LPM raises spectre of 'military state'
22 May 2019 | Politics
It believes there is a need for the United Nations (UN) to investigate the “rogue” army that has been deployed in communities.
LPM spokesperson Utaara Mootu said last week that government's decision to deploy its “rogue defence force” during Operation Hornkranz and its successor, Operation Kalahari Desert, should be interrogated.
Operation Hornkranz was a joint operation between the police and Namibian Defence Force (NDF) that was launched last December to combat crime and the potential loss of lives and property during the festive season.
It was followed by the launch of Operation Kalahari Desert, which will run in phases until the end of the year, and involves the police, the NDF, the City Police in Windhoek and customs officials.
“We really need to question whether the NDF and police are really protecting our lives if they are perpetrating violence.
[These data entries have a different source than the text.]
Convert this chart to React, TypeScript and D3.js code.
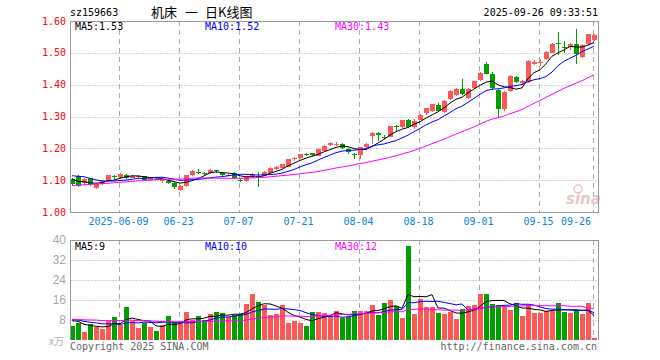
import React, { Component } from "react";
import * as d3 from "d3";

// daily candles sz159663, 2025-05-27 .. 2025-09-26 (oldest first)
const opens = [1.103, 1.113, 1.090, 1.106, 1.076, 1.089, 1.096, 1.113, 1.110, 1.117,
  1.108, 1.110, 1.113, 1.100, 1.105, 1.097, 1.098, 1.090, 1.068, 1.082,
  1.116, 1.126, 1.122, 1.122, 1.131, 1.124, 1.114, 1.123, 1.102, 1.098,
  1.110, 1.114, 1.114, 1.124, 1.136, 1.139, 1.142, 1.165, 1.169, 1.182,
  1.184, 1.177, 1.193, 1.210, 1.211, 1.214, 1.198, 1.182, 1.179, 1.205,
  1.238, 1.249, 1.237, 1.237, 1.270, 1.266, 1.290, 1.266, 1.290, 1.311,
  1.316, 1.336, 1.315, 1.355, 1.368, 1.386, 1.357, 1.390, 1.415, 1.466,
  1.433, 1.384, 1.323, 1.380, 1.425, 1.404, 1.407, 1.466, 1.468, 1.480,
  1.500, 1.530, 1.518, 1.517, 1.527, 1.486, 1.527, 1.540];
const highs = [1.106, 1.116, 1.108, 1.108, 1.091, 1.101, 1.117, 1.115, 1.124, 1.119,
  1.117, 1.116, 1.114, 1.108, 1.107, 1.104, 1.100, 1.093, 1.084, 1.117,
  1.131, 1.135, 1.126, 1.134, 1.132, 1.126, 1.120, 1.125, 1.106, 1.114,
  1.121, 1.127, 1.128, 1.140, 1.145, 1.151, 1.168, 1.172, 1.182, 1.186,
  1.186, 1.199, 1.209, 1.220, 1.220, 1.216, 1.200, 1.186, 1.205, 1.216,
  1.250, 1.251, 1.243, 1.271, 1.272, 1.290, 1.293, 1.292, 1.308, 1.328,
  1.340, 1.342, 1.352, 1.382, 1.388, 1.418, 1.388, 1.412, 1.440, 1.470,
  1.440, 1.386, 1.380, 1.430, 1.427, 1.416, 1.476, 1.479, 1.480, 1.505,
  1.532, 1.566, 1.538, 1.530, 1.575, 1.528, 1.560, 1.558];
const lows = [1.085, 1.077, 1.085, 1.082, 1.073, 1.086, 1.094, 1.100, 1.105, 1.105,
  1.106, 1.106, 1.097, 1.098, 1.100, 1.090, 1.087, 1.071, 1.065, 1.078,
  1.114, 1.118, 1.113, 1.120, 1.122, 1.111, 1.112, 1.104, 1.093, 1.095,
  1.108, 1.078, 1.112, 1.122, 1.133, 1.137, 1.140, 1.161, 1.167, 1.176,
  1.176, 1.175, 1.191, 1.207, 1.208, 1.197, 1.183, 1.166, 1.168, 1.201,
  1.213, 1.223, 1.228, 1.235, 1.253, 1.264, 1.263, 1.262, 1.288, 1.305,
  1.313, 1.314, 1.312, 1.352, 1.365, 1.366, 1.355, 1.386, 1.412, 1.432,
  1.383, 1.300, 1.316, 1.376, 1.405, 1.400, 1.405, 1.462, 1.460, 1.476,
  1.498, 1.494, 1.500, 1.510, 1.464, 1.483, 1.524, 1.536];
const closes = [1.088, 1.083, 1.105, 1.087, 1.089, 1.097, 1.115, 1.111, 1.120, 1.108,
  1.114, 1.113, 1.100, 1.106, 1.103, 1.102, 1.090, 1.077, 1.082, 1.115,
  1.128, 1.123, 1.119, 1.131, 1.129, 1.116, 1.117, 1.107, 1.100, 1.112,
  1.118, 1.112, 1.127, 1.139, 1.142, 1.150, 1.167, 1.169, 1.181, 1.180,
  1.178, 1.198, 1.208, 1.216, 1.215, 1.200, 1.187, 1.178, 1.203, 1.213,
  1.249, 1.242, 1.234, 1.270, 1.266, 1.289, 1.268, 1.287, 1.306, 1.326,
  1.338, 1.316, 1.350, 1.380, 1.386, 1.370, 1.386, 1.410, 1.438, 1.435,
  1.390, 1.325, 1.378, 1.428, 1.408, 1.410, 1.473, 1.470, 1.472, 1.504,
  1.528, 1.527, 1.514, 1.527, 1.497, 1.525, 1.558, 1.555];
// volume in 万手
const volumes = [5.6, 6.9, 3.3, 6.4, 5.3, 4.3, 7.7, 9.3, 6.0, 13.2,
  7.7, 4.9, 6.9, 5.2, 3.7, 6.0, 9.6, 6.7, 6.7, 11.3,
  8.0, 9.6, 8.0, 10.5, 11.2, 10.8, 9.1, 10.0, 10.4, 14.4,
  18.4, 15.3, 14.0, 10.0, 10.4, 14.0, 7.0, 7.7, 6.9, 5.6,
  11.2, 11.2, 10.8, 9.8, 11.7, 8.7, 9.1, 11.7, 11.7, 11.7,
  14.0, 10.0, 14.9, 16.0, 13.6, 8.9, 37.7, 10.4, 16.4, 13.1,
  13.1, 10.9, 10.4, 11.3, 8.4, 12.5, 13.6, 14.0, 18.4, 18.4,
  14.4, 14.0, 13.6, 12.0, 14.7, 9.6, 14.0, 10.9, 10.9, 11.7,
  11.7, 14.7, 11.3, 10.9, 12.0, 10.4, 14.9, 0.8];

// the 29 sessions before the window, only used to seed the moving averages
const priorCloses = [1.050, 1.055, 1.060, 1.058, 1.065, 1.070, 1.062, 1.068, 1.072, 1.066,
  1.070, 1.075, 1.068, 1.064, 1.070, 1.072, 1.078, 1.074, 1.070, 1.082,
  1.100, 1.120, 1.140, 1.135, 1.130, 1.118, 1.110, 1.104, 1.095];
const priorVolumes = [9.5, 7.2, 8.8, 6.5, 10.2, 7.8, 9.1, 6.9, 8.4, 7.5,
  9.8, 8.2, 7.0, 9.4, 8.6, 7.9, 10.5, 6.8, 8.1, 9.0,
  9.2, 8.1, 10.4, 7.6, 8.2, 7.9, 9.3, 8.6, 7.1];

// date labels: index into the candle arrays
const dateIdx = [8, 18, 28, 38, 48, 58, 68, 78, 87];
const dateLabels = ["2025-06-09", "06-23", "07-07", "07-21", "08-04", "08-18", "09-01", "09-15", "09-26"];

const priceTicks = [1.0, 1.1, 1.2, 1.3, 1.4, 1.5, 1.6];
const volumeTicks = [8, 16, 24, 32, 40];

const maPeriods = [5, 10, 30];
const maColors = ["#000000", "#0000ff", "#ff00ff"];

const UP = "#ff5656";
const DOWN = "#00a000";
const GRID = "#aaaaaa";
const MONO = "'DejaVu Sans Mono', monospace";

function movingAverage(prior: number[], values: number[], n: number) {
  const all = prior.concat(values);
  return values.map((_, i) => d3.mean(all.slice(prior.length + i - n + 1, prior.length + i + 1)) as number);
}

class KChart extends Component {
  svgRef = React.createRef<SVGSVGElement>();

  componentDidMount() {
    this.draw();
  }

  draw() {
    const svg = d3.select(this.svgRef.current);
    svg.selectAll("*").remove();

    const left = 70.5, right = 598;
    const pTop = 21, pBot = 212, vTop = 240, vBot = 340;

    const x = d3.scaleLinear().domain([0, closes.length - 1]).range([72, 594]);
    const y = d3.scaleLinear().domain([1.0, 1.6]).range([pBot, pTop]);
    const yv = d3.scaleLinear().domain([0, 40]).range([vBot, vTop]);

    const defs = svg.append("defs");
    defs.append("clipPath").attr("id", "clipP")
      .append("rect").attr("x", left + 0.5).attr("y", pTop).attr("width", right - left - 1).attr("height", pBot - pTop);
    defs.append("clipPath").attr("id", "clipV")
      .append("rect").attr("x", left + 0.5).attr("y", vTop).attr("width", right - left - 1).attr("height", vBot - vTop);

    // header
    svg.append("text").attr("x", 70).attr("y", 16).attr("font-family", MONO).attr("font-size", 10)
      .attr("fill", "#000").text("sz159663");
    const title = svg.append("text").attr("y", 17).attr("font-family", "'Noto Sans CJK SC', sans-serif")
      .attr("font-size", 13).attr("fill", "#000");
    title.append("tspan").attr("x", 151).text("机床");
    title.append("tspan").attr("x", 185).text("一");
    title.append("tspan").attr("x", 205).text("日K线图");
    svg.append("text").attr("x", 598).attr("y", 16).attr("text-anchor", "end").attr("font-family", MONO)
      .attr("font-size", 10).attr("fill", "#000").text("2025-09-26 09:33:51");

    // horizontal grid (dotted)
    svg.append("g").selectAll("line").data(priceTicks.slice(1, -1)).join("line")
      .attr("x1", left).attr("x2", right)
      .attr("y1", d => Math.round(y(d)) + 0.5).attr("y2", d => Math.round(y(d)) + 0.5)
      .attr("stroke", GRID).attr("stroke-dasharray", "1,2");
    svg.append("g").selectAll("line").data(volumeTicks.slice(0, -1)).join("line")
      .attr("x1", left).attr("x2", right)
      .attr("y1", d => Math.round(yv(d)) + 0.5).attr("y2", d => Math.round(yv(d)) + 0.5)
      .attr("stroke", GRID).attr("stroke-dasharray", "1,2");

    // vertical grid (dashed) at date labels
    const vx = (i: number) => Math.round(x(i) - 1.5) + 0.5;
    [[pTop, pBot], [vTop, vBot]].forEach(([a, b]) => {
      svg.append("g").selectAll("line").data(dateIdx).join("line")
        .attr("x1", d => vx(d)).attr("x2", d => vx(d))
        .attr("y1", a).attr("y2", b)
        .attr("stroke", GRID).attr("stroke-dasharray", "5,4");
    });

    // price labels
    svg.append("g").selectAll("text").data(priceTicks).join("text")
      .attr("x", 66).attr("y", d => y(d)).attr("dy", "0.35em").attr("text-anchor", "end")
      .attr("font-family", MONO).attr("font-size", 10).attr("fill", "#ff0000")
      .text(d => d.toFixed(2));

    // volume labels
    svg.append("g").selectAll("text").data(volumeTicks).join("text")
      .attr("x", 66).attr("y", d => yv(d)).attr("dy", "0.35em").attr("text-anchor", "end")
      .attr("font-family", "'Liberation Sans', Arial, sans-serif").attr("font-size", 12).attr("fill", "#a8a8a8")
      .text(d => d);
    svg.append("text").attr("x", 49).attr("y", 345).attr("font-family", "'Noto Sans CJK SC', sans-serif")
      .attr("font-size", 10).attr("fill", "#b0b0b0").text("x万");

    // date labels
    svg.append("g").selectAll("text").data(dateIdx).join("text")
      .attr("x", (d, i) => (i === dateIdx.length - 1 ? 591 : x(d) - 1.5))
      .attr("y", 225)
      .attr("text-anchor", (d, i) => (i === dateIdx.length - 1 ? "end" : "middle"))
      .attr("font-family", MONO).attr("font-size", 10).attr("fill", "#0b84da")
      .text((d, i) => dateLabels[i]);

    // watermark
    svg.append("text").attr("x", 566).attr("y", 204).attr("font-family", "'DejaVu Sans', sans-serif")
      .attr("font-size", 15).attr("font-weight", "bold").attr("font-style", "italic")
      .attr("fill", "#e6c9c9").text("sina");
    svg.append("circle").attr("cx", 578).attr("cy", 189).attr("r", 4)
      .attr("fill", "none").attr("stroke", "#efc0c0").attr("stroke-width", 1.5);

    const idx = d3.range(closes.length);
    const colorOf = (i: number) => (closes[i] >= opens[i] ? UP : DOWN);

    // candles
    const gc = svg.append("g").attr("clip-path", "url(#clipP)").attr("shape-rendering", "crispEdges");
    gc.selectAll(".wick").data(idx).join("line").attr("class", "wick")
      .attr("x1", d => Math.round(x(d)) + 0.5).attr("x2", d => Math.round(x(d)) + 0.5)
      .attr("y1", d => y(highs[d])).attr("y2", d => y(lows[d]))
      .attr("stroke", d => colorOf(d));
    gc.selectAll(".body").data(idx).join("rect").attr("class", "body")
      .attr("x", d => Math.round(x(d)) - 2)
      .attr("y", d => y(Math.max(opens[d], closes[d])))
      .attr("width", 5)
      .attr("height", d => Math.max(1, Math.abs(y(opens[d]) - y(closes[d]))))
      .attr("fill", d => colorOf(d));

    // volume bars
    const gv = svg.append("g").attr("clip-path", "url(#clipV)").attr("shape-rendering", "crispEdges");
    gv.selectAll("rect").data(idx).join("rect")
      .attr("x", d => Math.round(x(d)) - 2)
      .attr("y", d => yv(volumes[d]))
      .attr("width", 5)
      .attr("height", d => vBot - yv(volumes[d]))
      .attr("fill", d => colorOf(d));

    // moving averages
    const priceMA = maPeriods.map(n => movingAverage(priorCloses, closes, n));
    const volMA = maPeriods.map(n => movingAverage(priorVolumes, volumes, n));
    const linePrice = d3.line<number>().x((d, i) => x(i)).y(d => y(d));
    const lineVol = d3.line<number>().x((d, i) => x(i)).y(d => yv(d));
    const gl = svg.append("g").attr("clip-path", "url(#clipP)");
    gl.selectAll("path").data(priceMA).join("path")
      .attr("d", d => linePrice(d)).attr("fill", "none")
      .attr("stroke", (d, i) => maColors[i]).attr("stroke-width", 1);
    const glv = svg.append("g").attr("clip-path", "url(#clipV)");
    glv.selectAll("path").data(volMA).join("path")
      .attr("d", d => lineVol(d)).attr("fill", "none")
      .attr("stroke", (d, i) => maColors[i]).attr("stroke-width", 1);

    // borders
    const border = svg.append("g").attr("stroke", "#999").attr("fill", "none").attr("shape-rendering", "crispEdges");
    border.append("rect").attr("x", left).attr("y", pTop + 0.5).attr("width", right - left).attr("height", pBot - pTop);
    border.append("path").attr("d", `M${left},${vBot}V${vTop + 0.5}H${right}V${vBot}`);

    // legends
    const last = closes.length - 1;
    const legX = [75, 205, 335];
    svg.append("g").selectAll("text").data(maPeriods).join("text")
      .attr("x", (d, i) => legX[i]).attr("y", 30)
      .attr("font-family", MONO).attr("font-size", 10).attr("fill", (d, i) => maColors[i])
      .text((d, i) => `MA${d}:${priceMA[i][last].toFixed(2)}`);
    svg.append("g").selectAll("text").data(maPeriods).join("text")
      .attr("x", (d, i) => legX[i]).attr("y", 250)
      .attr("font-family", MONO).attr("font-size", 10).attr("fill", (d, i) => maColors[i])
      .text((d, i) => `MA${d}:${Math.floor(volMA[i][last])}`);

    // footer
    svg.append("text").attr("x", 70).attr("y", 350).attr("font-family", MONO).attr("font-size", 10)
      .attr("fill", "#666").text("Copyright 2025 SINA.COM");
    svg.append("text").attr("x", 597).attr("y", 350).attr("text-anchor", "end").attr("font-family", MONO)
      .attr("font-size", 10).attr("fill", "#666").text("http://finance.sina.com.cn");
  }

  render() {
    return (
      <svg ref={this.svgRef} width={660} height={360}
        style={{ position: "absolute", left: 0, top: 0, background: "#fff" }} />
    );
  }
}

export default function App() {
  return <KChart />;
}
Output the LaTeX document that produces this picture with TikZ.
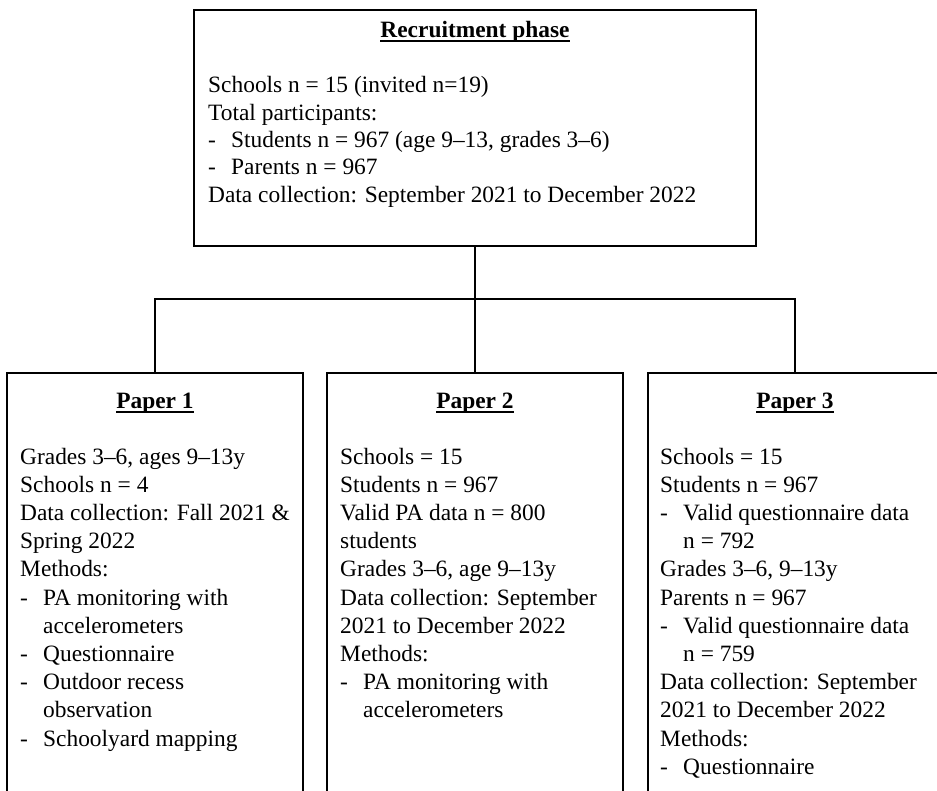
\documentclass[tikz,border=0pt]{standalone}
\usepackage{fontspec}
\setmainfont{Liberation Serif}
\newcommand{\dashitem}[1]{\makebox[23pt][l]{-}#1}
\newcommand{\contline}[1]{\hspace*{23pt}#1}
\begin{document}
\begin{tikzpicture}[x=1pt,y=1pt,
  box/.style={draw, line width=1.8pt, rectangle, inner sep=0pt},
  conn/.style={draw, line width=1.8pt, line join=miter},
  titletext/.style={inner sep=0pt, anchor=base, font=\fontsize{23.4pt}{28pt}\selectfont\bfseries},
  uline/.style={line width=1.6pt},
  bodyline/.style={inner sep=0pt, anchor=base west, font=\fontsize{23.4pt}{28pt}\selectfont}]
\useasboundingbox (0,0) rectangle (937,-791);
\clip (0,0) rectangle (937,-791);
\fill[white] (0,0) rectangle (937,-791);

% boxes
\node[box, minimum width=562pt, minimum height=236pt] (rec) at (475,-128) {};
\node[box, minimum width=296pt, minimum height=458pt] (p1) at (155,-602) {};
\node[box, minimum width=296pt, minimum height=458pt] (p2) at (475,-602) {};
\node[box, minimum width=294pt, minimum height=458pt] (p3) at (795,-602) {};

% connectors
\coordinate (j) at (475,-299);
\draw[conn] (rec.south) -- (p2.north);
\draw[conn] (p1.north) -- (p1.north |- j) -- (p3.north |- j) -- (p3.north);

% titles
\node[titletext] (t0) at (475,-38) {Recruitment phase};
\node[titletext] (t1) at (155,-409) {Paper 1};
\node[titletext] (t2) at (475,-409) {Paper 2};
\node[titletext] (t3) at (795,-409) {Paper 3};
\foreach \n in {t0,t1,t2,t3}
  \draw[uline] ([yshift=-3.2pt]\n.base west) -- ([yshift=-3.2pt]\n.base east);

% recruitment text
\foreach \t [count=\i] in {
  {Schools n = 15 (invited n=19)},
  {Total participants:},
  {\dashitem{Students n = 967 (age 9–13, grades 3–6)}},
  {\dashitem{Parents n = 967}},
  {Data collection: September 2021 to December 2022}}
  \node[bodyline] (r\i) at (208,{-93-27.3*(\i-1)}) {\t};

% paper 1 text
\foreach \t [count=\i] in {
  {Grades 3–6, ages 9–13y},
  {Schools n = 4},
  {Data collection: Fall 2021 \&},
  {Spring 2022},
  {Methods:},
  {\dashitem{PA monitoring with}},
  {\contline{accelerometers}},
  {\dashitem{Questionnaire}},
  {\dashitem{Outdoor recess}},
  {\contline{observation}},
  {\dashitem{Schoolyard mapping}}}
  \node[bodyline] (a\i) at (20,{-464-28.2*(\i-1)}) {\t};

% paper 2 text
\foreach \t [count=\i] in {
  {Schools = 15},
  {Students n = 967},
  {Valid PA data n = 800},
  {students},
  {Grades 3–6, age 9–13y},
  {Data collection: September},
  {2021 to December 2022},
  {Methods:},
  {\dashitem{PA monitoring with}},
  {\contline{accelerometers}}}
  \node[bodyline] (b\i) at (340,{-464-28.2*(\i-1)}) {\t};

% paper 3 text
\foreach \t [count=\i] in {
  {Schools = 15},
  {Students n = 967},
  {\dashitem{Valid questionnaire data}},
  {\contline{n = 792}},
  {Grades 3–6, 9–13y},
  {Parents n = 967},
  {\dashitem{Valid questionnaire data}},
  {\contline{n = 759}},
  {Data collection: September},
  {2021 to December 2022},
  {Methods:},
  {\dashitem{Questionnaire}}}
  \node[bodyline] (c\i) at (660,{-464-28.2*(\i-1)}) {\t};
\end{tikzpicture}
\end{document}
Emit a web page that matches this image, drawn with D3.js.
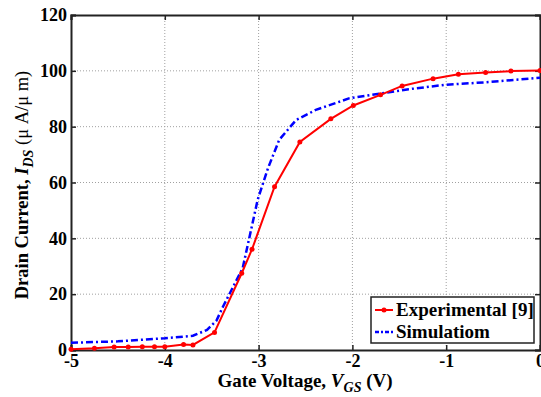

One can speculate that this violence can translate into society, normalised, and will later be institutionalised,” Mootu said.
The army has come under fire for allegedly attacking and brutalising civilians under the guise of keeping law and order.
There have been several reports of attacks on civilians by soldiers, including that of a Windhoek woman who was savagely beaten to the extent that her skull was fractured at a bar in Katutura.
A video clip also circulated on social media of a soldier attacking a man and telling a bystander that “I will f**k you up”.
Political commentator Ndumba Kamwanyah said the question that needs to be asked is whether the police are failing to combat crime.
He also believes that people's fears should not be dismissed, given the fact that Namibia comes from being a police state during the apartheid years.